#### Task to complete:
Extract the full listing verbatim and drop any pictures from your copy.

#### Data extract:
----

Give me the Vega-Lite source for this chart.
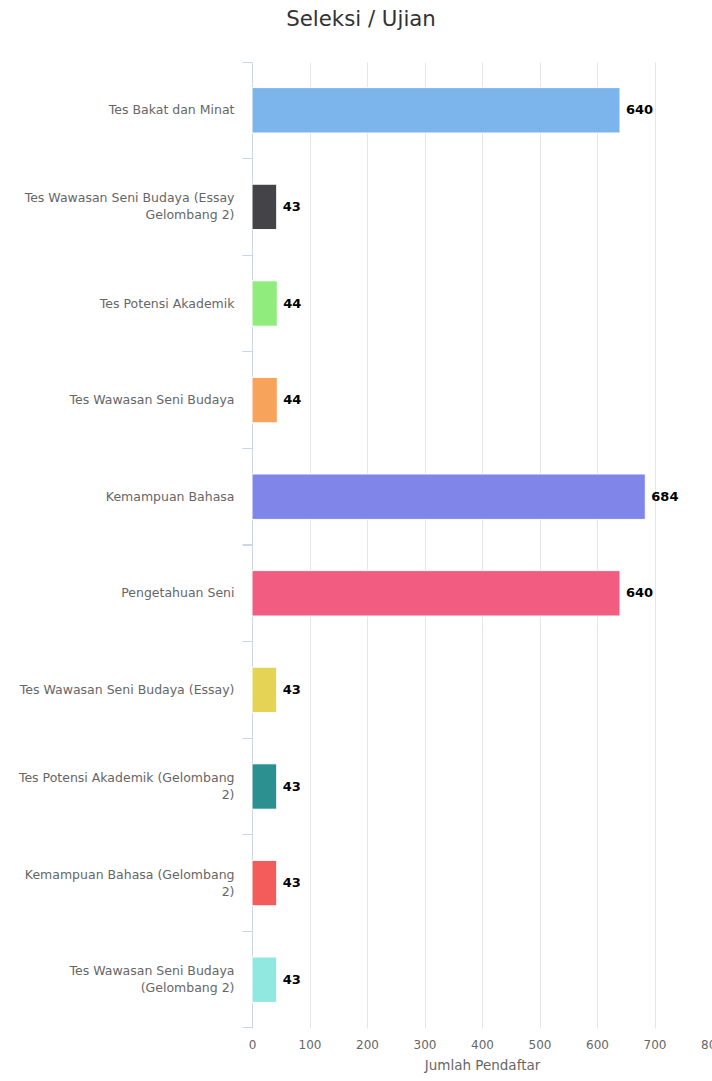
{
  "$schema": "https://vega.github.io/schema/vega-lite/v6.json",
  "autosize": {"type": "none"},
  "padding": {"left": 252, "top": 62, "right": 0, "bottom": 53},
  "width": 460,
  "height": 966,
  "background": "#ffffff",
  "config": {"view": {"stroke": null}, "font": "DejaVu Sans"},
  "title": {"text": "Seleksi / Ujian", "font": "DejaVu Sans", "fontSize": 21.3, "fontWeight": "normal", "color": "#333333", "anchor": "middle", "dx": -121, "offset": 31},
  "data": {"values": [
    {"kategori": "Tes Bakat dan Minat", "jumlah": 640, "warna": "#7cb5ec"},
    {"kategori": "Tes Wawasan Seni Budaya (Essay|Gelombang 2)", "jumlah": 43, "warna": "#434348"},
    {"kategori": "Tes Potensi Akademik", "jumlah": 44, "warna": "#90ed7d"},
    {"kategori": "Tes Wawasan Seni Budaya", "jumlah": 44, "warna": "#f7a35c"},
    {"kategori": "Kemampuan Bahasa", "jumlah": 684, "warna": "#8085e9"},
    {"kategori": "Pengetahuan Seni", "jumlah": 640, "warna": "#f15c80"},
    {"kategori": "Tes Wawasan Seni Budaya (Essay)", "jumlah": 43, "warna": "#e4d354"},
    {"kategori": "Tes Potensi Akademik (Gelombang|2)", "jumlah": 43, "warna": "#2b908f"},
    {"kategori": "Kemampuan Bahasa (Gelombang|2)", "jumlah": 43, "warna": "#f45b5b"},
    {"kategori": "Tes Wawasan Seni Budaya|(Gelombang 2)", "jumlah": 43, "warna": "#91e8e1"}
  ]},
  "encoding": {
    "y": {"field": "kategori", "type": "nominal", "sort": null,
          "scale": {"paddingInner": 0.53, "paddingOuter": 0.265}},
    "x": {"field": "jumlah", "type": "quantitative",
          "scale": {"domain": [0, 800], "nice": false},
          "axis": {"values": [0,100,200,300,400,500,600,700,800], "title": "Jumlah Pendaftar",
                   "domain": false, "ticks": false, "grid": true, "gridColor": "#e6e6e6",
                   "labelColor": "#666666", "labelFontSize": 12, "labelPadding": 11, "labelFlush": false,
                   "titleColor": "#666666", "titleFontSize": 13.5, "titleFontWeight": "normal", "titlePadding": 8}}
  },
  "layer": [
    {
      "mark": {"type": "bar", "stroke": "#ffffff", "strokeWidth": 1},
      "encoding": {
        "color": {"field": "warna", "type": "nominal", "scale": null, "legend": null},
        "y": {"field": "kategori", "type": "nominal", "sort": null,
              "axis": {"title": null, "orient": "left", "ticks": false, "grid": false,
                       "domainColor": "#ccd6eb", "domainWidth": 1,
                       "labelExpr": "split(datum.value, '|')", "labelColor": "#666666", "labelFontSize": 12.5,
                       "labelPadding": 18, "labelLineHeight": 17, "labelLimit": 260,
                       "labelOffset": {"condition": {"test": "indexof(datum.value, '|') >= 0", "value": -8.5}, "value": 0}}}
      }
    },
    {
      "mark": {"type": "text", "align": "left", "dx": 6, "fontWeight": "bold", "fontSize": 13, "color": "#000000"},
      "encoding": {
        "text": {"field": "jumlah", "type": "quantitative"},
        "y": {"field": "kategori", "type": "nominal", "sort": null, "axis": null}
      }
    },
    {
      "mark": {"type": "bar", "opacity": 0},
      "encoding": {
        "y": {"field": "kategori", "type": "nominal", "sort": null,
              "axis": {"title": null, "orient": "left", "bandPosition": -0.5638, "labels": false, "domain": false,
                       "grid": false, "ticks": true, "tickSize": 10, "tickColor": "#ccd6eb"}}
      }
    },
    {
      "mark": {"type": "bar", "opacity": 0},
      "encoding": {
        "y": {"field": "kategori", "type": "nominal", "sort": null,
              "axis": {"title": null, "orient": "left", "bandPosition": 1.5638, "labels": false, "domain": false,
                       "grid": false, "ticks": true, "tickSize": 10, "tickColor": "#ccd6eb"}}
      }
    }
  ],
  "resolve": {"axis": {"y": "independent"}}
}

----

#### Solution:
Give me the Vega-Lite source for this chart.
{
  "$schema": "https://vega.github.io/schema/vega-lite/v6.json",
  "autosize": {"type": "none"},
  "padding": {"left": 252, "top": 62, "right": 0, "bottom": 53},
  "width": 460,
  "height": 966,
  "background": "#ffffff",
  "config": {"view": {"stroke": null}, "font": "DejaVu Sans"},
  "title": {"text": "Seleksi / Ujian", "font": "DejaVu Sans", "fontSize": 21.3, "fontWeight": "normal", "color": "#333333", "anchor": "middle", "dx": -121, "offset": 31},
  "data": {"values": [
    {"kategori": "Tes Bakat dan Minat", "jumlah": 640, "warna": "#7cb5ec"},
    {"kategori": "Tes Wawasan Seni Budaya (Essay|Gelombang 2)", "jumlah": 43, "warna": "#434348"},
    {"kategori": "Tes Potensi Akademik", "jumlah": 44, "warna": "#90ed7d"},
    {"kategori": "Tes Wawasan Seni Budaya", "jumlah": 44, "warna": "#f7a35c"},
    {"kategori": "Kemampuan Bahasa", "jumlah": 684, "warna": "#8085e9"},
    {"kategori": "Pengetahuan Seni", "jumlah": 640, "warna": "#f15c80"},
    {"kategori": "Tes Wawasan Seni Budaya (Essay)", "jumlah": 43, "warna": "#e4d354"},
    {"kategori": "Tes Potensi Akademik (Gelombang|2)", "jumlah": 43, "warna": "#2b908f"},
    {"kategori": "Kemampuan Bahasa (Gelombang|2)", "jumlah": 43, "warna": "#f45b5b"},
    {"kategori": "Tes Wawasan Seni Budaya|(Gelombang 2)", "jumlah": 43, "warna": "#91e8e1"}
  ]},
  "encoding": {
    "y": {"field": "kategori", "type": "nominal", "sort": null,
          "scale": {"paddingInner": 0.53, "paddingOuter": 0.265}},
    "x": {"field": "jumlah", "type": "quantitative",
          "scale": {"domain": [0, 800], "nice": false},
          "axis": {"values": [0,100,200,300,400,500,600,700,800], "title": "Jumlah Pendaftar",
                   "domain": false, "ticks": false, "grid": true, "gridColor": "#e6e6e6",
                   "labelColor": "#666666", "labelFontSize": 12, "labelPadding": 11, "labelFlush": false,
                   "titleColor": "#666666", "titleFontSize": 13.5, "titleFontWeight": "normal", "titlePadding": 8}}
  },
  "layer": [
    {
      "mark": {"type": "bar", "stroke": "#ffffff", "strokeWidth": 1},
      "encoding": {
        "color": {"field": "warna", "type": "nominal", "scale": null, "legend": null},
        "y": {"field": "kategori", "type": "nominal", "sort": null,
              "axis": {"title": null, "orient": "left", "ticks": false, "grid": false,
                       "domainColor": "#ccd6eb", "domainWidth": 1,
                       "labelExpr": "split(datum.value, '|')", "labelColor": "#666666", "labelFontSize": 12.5,
                       "labelPadding": 18, "labelLineHeight": 17, "labelLimit": 260,
                       "labelOffset": {"condition": {"test": "indexof(datum.value, '|') >= 0", "value": -8.5}, "value": 0}}}
      }
    },
    {
      "mark": {"type": "text", "align": "left", "dx": 6, "fontWeight": "bold", "fontSize": 13, "color": "#000000"},
      "encoding": {
        "text": {"field": "jumlah", "type": "quantitative"},
        "y": {"field": "kategori", "type": "nominal", "sort": null, "axis": null}
      }
    },
    {
      "mark": {"type": "bar", "opacity": 0},
      "encoding": {
        "y": {"field": "kategori", "type": "nominal", "sort": null,
              "axis": {"title": null, "orient": "left", "bandPosition": -0.5638, "labels": false, "domain": false,
                       "grid": false, "ticks": true, "tickSize": 10, "tickColor": "#ccd6eb"}}
      }
    },
    {
      "mark": {"type": "bar", "opacity": 0},
      "encoding": {
        "y": {"field": "kategori", "type": "nominal", "sort": null,
              "axis": {"title": null, "orient": "left", "bandPosition": 1.5638, "labels": false, "domain": false,
                       "grid": false, "ticks": true, "tickSize": 10, "tickColor": "#ccd6eb"}}
      }
    }
  ],
  "resolve": {"axis": {"y": "independent"}}
}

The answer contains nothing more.